Columbus Doors (1855–1861), also known as the Rogers Doors, are a pair of massive bronze doors modeled by sculptor Randolph Rogers for the East Front of the United States Capitol in Washington, DC. They open into the Rotunda, and depict events from the life of Christopher Columbus.

History

Rogers, an expatriate American artist trained and living in Italy, was a Neoclassical sculptor noted for his carved works in marble. He visited the United States in 1855, and was awarded the commission for the doors. He had never done anything on this scale, and was not known for working in bronze.

Rogers's sculptural theme was Scenes from the Life of Columbus. Each door has four panels illustrating significant events, and the semi-circular transom above the pair illustrates Columbus landing in the New World. The border surrounding the doors and transom is adorned with statuettes of figures who participated in the Columbus story and nautical items such as anchors and rudders.

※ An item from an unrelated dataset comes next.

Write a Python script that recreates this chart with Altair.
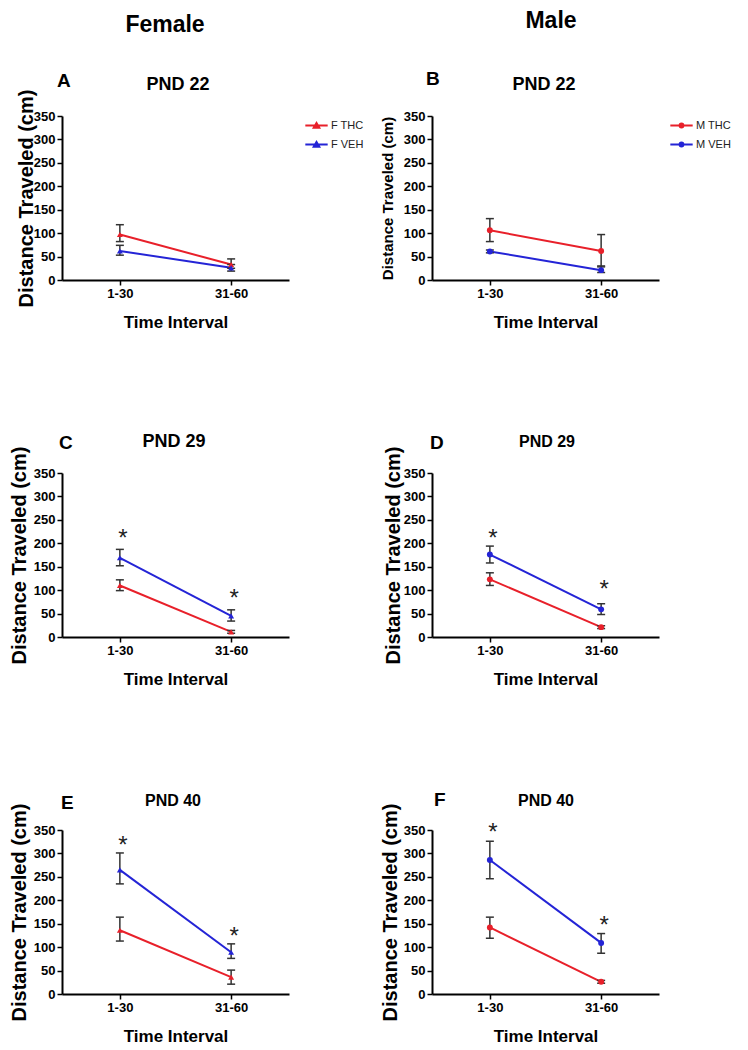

Figures around the outer rim represent Asia, Africa, Europe and America.

Between 1856 and 1858, Rogers modeled the doors first in clay, then in plaster. They were cast in bronze at the Royal Bavarian Foundry in Munich, Germany, from 1860 to 1861. Because of delays in transportation related to the American Civil War, they did not arrive in the United States until 1863. They were installed on the East Front in 1871.

With transom, the doors are 16 ft 8 in tall, and 9 ft 9 in wide. They weigh approximately 20,000 pounds (10 tons).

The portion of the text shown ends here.